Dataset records

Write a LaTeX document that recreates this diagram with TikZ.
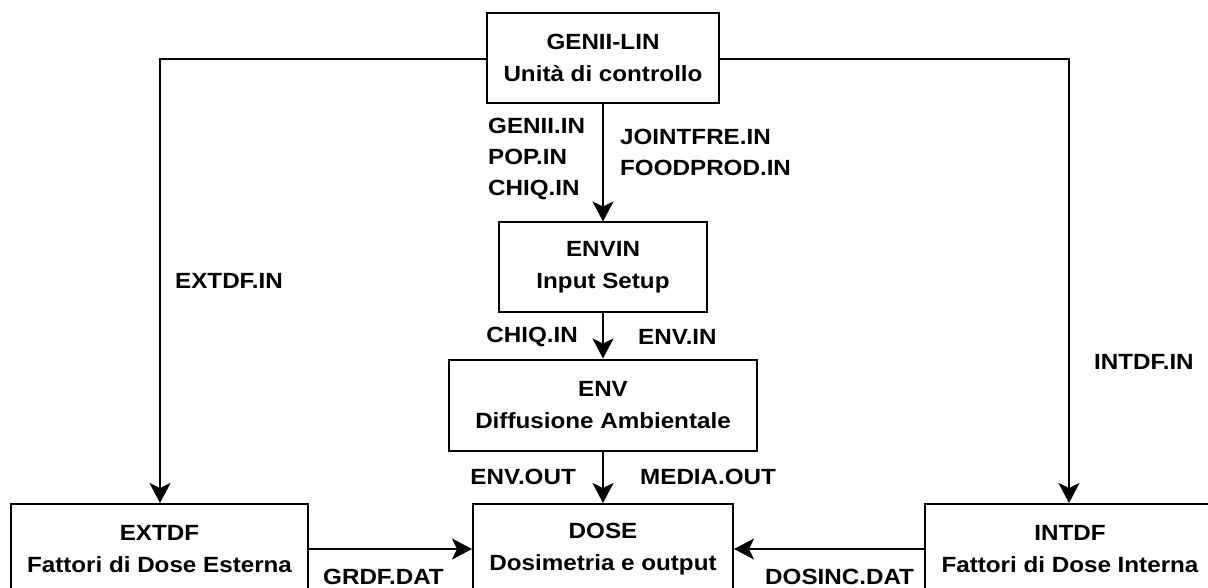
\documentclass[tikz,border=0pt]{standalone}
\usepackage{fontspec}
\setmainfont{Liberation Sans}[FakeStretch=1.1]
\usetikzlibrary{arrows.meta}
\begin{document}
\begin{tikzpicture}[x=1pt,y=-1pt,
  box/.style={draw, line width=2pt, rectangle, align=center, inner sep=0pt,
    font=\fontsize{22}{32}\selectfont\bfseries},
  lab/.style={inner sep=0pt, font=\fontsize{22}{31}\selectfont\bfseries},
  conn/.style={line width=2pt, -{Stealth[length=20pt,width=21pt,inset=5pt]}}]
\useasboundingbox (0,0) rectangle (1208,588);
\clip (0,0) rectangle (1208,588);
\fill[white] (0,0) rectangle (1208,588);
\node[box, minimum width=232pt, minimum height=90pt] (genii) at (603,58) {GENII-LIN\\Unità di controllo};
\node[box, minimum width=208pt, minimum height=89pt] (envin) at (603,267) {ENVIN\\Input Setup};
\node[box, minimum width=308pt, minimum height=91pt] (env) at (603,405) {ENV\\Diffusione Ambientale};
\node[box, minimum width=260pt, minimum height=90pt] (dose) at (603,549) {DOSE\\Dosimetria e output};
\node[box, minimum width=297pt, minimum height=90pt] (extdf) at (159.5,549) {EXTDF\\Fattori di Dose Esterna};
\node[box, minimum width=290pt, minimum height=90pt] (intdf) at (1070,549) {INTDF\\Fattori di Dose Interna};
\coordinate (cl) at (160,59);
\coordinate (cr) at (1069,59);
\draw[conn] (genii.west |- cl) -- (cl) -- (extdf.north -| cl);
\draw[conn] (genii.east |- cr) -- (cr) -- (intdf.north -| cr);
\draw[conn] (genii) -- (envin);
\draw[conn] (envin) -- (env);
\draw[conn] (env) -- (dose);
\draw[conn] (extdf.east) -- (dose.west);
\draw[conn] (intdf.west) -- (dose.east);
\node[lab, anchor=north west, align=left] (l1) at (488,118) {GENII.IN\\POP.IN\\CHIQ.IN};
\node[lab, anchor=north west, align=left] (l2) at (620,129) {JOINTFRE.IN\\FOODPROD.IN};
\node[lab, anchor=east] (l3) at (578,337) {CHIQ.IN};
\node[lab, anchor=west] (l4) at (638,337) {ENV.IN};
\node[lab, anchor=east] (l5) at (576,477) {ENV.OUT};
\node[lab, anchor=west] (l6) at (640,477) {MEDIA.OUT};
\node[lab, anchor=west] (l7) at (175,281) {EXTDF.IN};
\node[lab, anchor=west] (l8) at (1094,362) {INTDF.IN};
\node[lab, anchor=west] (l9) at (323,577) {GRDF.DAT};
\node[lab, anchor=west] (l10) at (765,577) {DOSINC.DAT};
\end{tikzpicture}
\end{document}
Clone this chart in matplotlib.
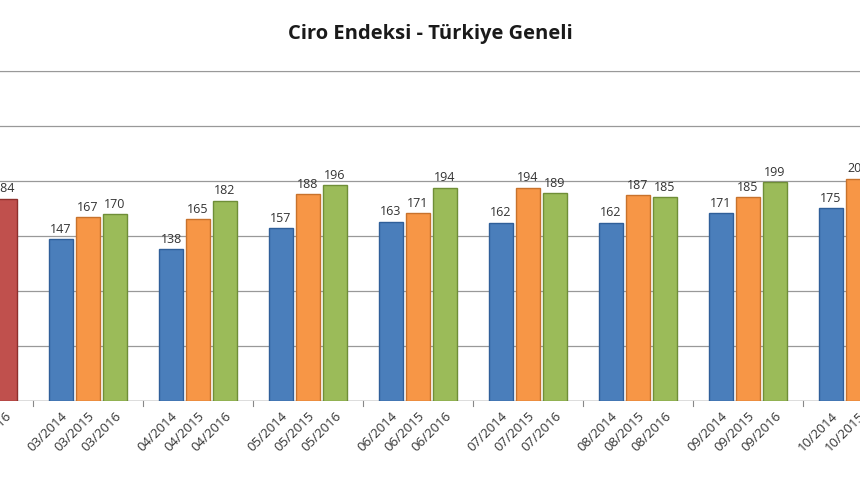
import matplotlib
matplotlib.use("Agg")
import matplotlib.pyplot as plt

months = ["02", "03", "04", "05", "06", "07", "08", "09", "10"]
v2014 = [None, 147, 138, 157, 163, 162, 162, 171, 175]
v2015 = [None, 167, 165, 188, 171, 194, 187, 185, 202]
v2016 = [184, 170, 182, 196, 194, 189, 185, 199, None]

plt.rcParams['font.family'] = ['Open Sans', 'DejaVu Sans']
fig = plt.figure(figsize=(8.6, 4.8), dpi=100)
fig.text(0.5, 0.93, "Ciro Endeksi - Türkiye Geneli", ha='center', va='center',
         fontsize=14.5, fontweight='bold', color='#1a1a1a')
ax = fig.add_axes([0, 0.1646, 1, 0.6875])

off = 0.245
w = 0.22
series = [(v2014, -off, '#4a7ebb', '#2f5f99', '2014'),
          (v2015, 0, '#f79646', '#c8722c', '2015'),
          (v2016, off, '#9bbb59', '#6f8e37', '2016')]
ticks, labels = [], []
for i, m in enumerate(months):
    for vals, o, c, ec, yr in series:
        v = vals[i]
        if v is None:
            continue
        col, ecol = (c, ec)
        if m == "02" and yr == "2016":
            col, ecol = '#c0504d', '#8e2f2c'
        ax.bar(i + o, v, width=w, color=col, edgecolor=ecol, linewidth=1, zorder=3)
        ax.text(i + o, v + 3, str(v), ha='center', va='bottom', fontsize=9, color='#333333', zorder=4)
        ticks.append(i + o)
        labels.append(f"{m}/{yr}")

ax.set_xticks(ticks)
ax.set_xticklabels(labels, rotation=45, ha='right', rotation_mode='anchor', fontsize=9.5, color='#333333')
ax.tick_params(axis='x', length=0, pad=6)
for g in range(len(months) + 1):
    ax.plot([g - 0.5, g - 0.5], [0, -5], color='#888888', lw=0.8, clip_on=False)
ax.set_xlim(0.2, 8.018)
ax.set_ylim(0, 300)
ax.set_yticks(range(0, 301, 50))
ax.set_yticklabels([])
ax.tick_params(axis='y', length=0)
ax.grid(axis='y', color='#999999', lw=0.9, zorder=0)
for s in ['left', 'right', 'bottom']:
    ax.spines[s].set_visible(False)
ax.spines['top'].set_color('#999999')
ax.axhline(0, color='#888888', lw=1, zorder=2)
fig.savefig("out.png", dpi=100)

WHAT YOU WILL DO: Each record above should be copied character for character, with pictures dropped.

TASK ANSWER:
Write a LaTeX document that recreates this diagram with TikZ.
\documentclass[tikz,border=0pt]{standalone}
\usepackage{fontspec}
\setmainfont{Liberation Sans}[FakeStretch=1.1]
\usetikzlibrary{arrows.meta}
\begin{document}
\begin{tikzpicture}[x=1pt,y=-1pt,
  box/.style={draw, line width=2pt, rectangle, align=center, inner sep=0pt,
    font=\fontsize{22}{32}\selectfont\bfseries},
  lab/.style={inner sep=0pt, font=\fontsize{22}{31}\selectfont\bfseries},
  conn/.style={line width=2pt, -{Stealth[length=20pt,width=21pt,inset=5pt]}}]
\useasboundingbox (0,0) rectangle (1208,588);
\clip (0,0) rectangle (1208,588);
\fill[white] (0,0) rectangle (1208,588);
\node[box, minimum width=232pt, minimum height=90pt] (genii) at (603,58) {GENII-LIN\\Unità di controllo};
\node[box, minimum width=208pt, minimum height=89pt] (envin) at (603,267) {ENVIN\\Input Setup};
\node[box, minimum width=308pt, minimum height=91pt] (env) at (603,405) {ENV\\Diffusione Ambientale};
\node[box, minimum width=260pt, minimum height=90pt] (dose) at (603,549) {DOSE\\Dosimetria e output};
\node[box, minimum width=297pt, minimum height=90pt] (extdf) at (159.5,549) {EXTDF\\Fattori di Dose Esterna};
\node[box, minimum width=290pt, minimum height=90pt] (intdf) at (1070,549) {INTDF\\Fattori di Dose Interna};
\coordinate (cl) at (160,59);
\coordinate (cr) at (1069,59);
\draw[conn] (genii.west |- cl) -- (cl) -- (extdf.north -| cl);
\draw[conn] (genii.east |- cr) -- (cr) -- (intdf.north -| cr);
\draw[conn] (genii) -- (envin);
\draw[conn] (envin) -- (env);
\draw[conn] (env) -- (dose);
\draw[conn] (extdf.east) -- (dose.west);
\draw[conn] (intdf.west) -- (dose.east);
\node[lab, anchor=north west, align=left] (l1) at (488,118) {GENII.IN\\POP.IN\\CHIQ.IN};
\node[lab, anchor=north west, align=left] (l2) at (620,129) {JOINTFRE.IN\\FOODPROD.IN};
\node[lab, anchor=east] (l3) at (578,337) {CHIQ.IN};
\node[lab, anchor=west] (l4) at (638,337) {ENV.IN};
\node[lab, anchor=east] (l5) at (576,477) {ENV.OUT};
\node[lab, anchor=west] (l6) at (640,477) {MEDIA.OUT};
\node[lab, anchor=west] (l7) at (175,281) {EXTDF.IN};
\node[lab, anchor=west] (l8) at (1094,362) {INTDF.IN};
\node[lab, anchor=west] (l9) at (323,577) {GRDF.DAT};
\node[lab, anchor=west] (l10) at (765,577) {DOSINC.DAT};
\end{tikzpicture}
\end{document}
Clone this chart in matplotlib.
import matplotlib
matplotlib.use("Agg")
import matplotlib.pyplot as plt

months = ["02", "03", "04", "05", "06", "07", "08", "09", "10"]
v2014 = [None, 147, 138, 157, 163, 162, 162, 171, 175]
v2015 = [None, 167, 165, 188, 171, 194, 187, 185, 202]
v2016 = [184, 170, 182, 196, 194, 189, 185, 199, None]

plt.rcParams['font.family'] = ['Open Sans', 'DejaVu Sans']
fig = plt.figure(figsize=(8.6, 4.8), dpi=100)
fig.text(0.5, 0.93, "Ciro Endeksi - Türkiye Geneli", ha='center', va='center',
         fontsize=14.5, fontweight='bold', color='#1a1a1a')
ax = fig.add_axes([0, 0.1646, 1, 0.6875])

off = 0.245
w = 0.22
series = [(v2014, -off, '#4a7ebb', '#2f5f99', '2014'),
          (v2015, 0, '#f79646', '#c8722c', '2015'),
          (v2016, off, '#9bbb59', '#6f8e37', '2016')]
ticks, labels = [], []
for i, m in enumerate(months):
    for vals, o, c, ec, yr in series:
        v = vals[i]
        if v is None:
            continue
        col, ecol = (c, ec)
        if m == "02" and yr == "2016":
            col, ecol = '#c0504d', '#8e2f2c'
        ax.bar(i + o, v, width=w, color=col, edgecolor=ecol, linewidth=1, zorder=3)
        ax.text(i + o, v + 3, str(v), ha='center', va='bottom', fontsize=9, color='#333333', zorder=4)
        ticks.append(i + o)
        labels.append(f"{m}/{yr}")

ax.set_xticks(ticks)
ax.set_xticklabels(labels, rotation=45, ha='right', rotation_mode='anchor', fontsize=9.5, color='#333333')
ax.tick_params(axis='x', length=0, pad=6)
for g in range(len(months) + 1):
    ax.plot([g - 0.5, g - 0.5], [0, -5], color='#888888', lw=0.8, clip_on=False)
ax.set_xlim(0.2, 8.018)
ax.set_ylim(0, 300)
ax.set_yticks(range(0, 301, 50))
ax.set_yticklabels([])
ax.tick_params(axis='y', length=0)
ax.grid(axis='y', color='#999999', lw=0.9, zorder=0)
for s in ['left', 'right', 'bottom']:
    ax.spines[s].set_visible(False)
ax.spines['top'].set_color('#999999')
ax.axhline(0, color='#888888', lw=1, zorder=2)
fig.savefig("out.png", dpi=100)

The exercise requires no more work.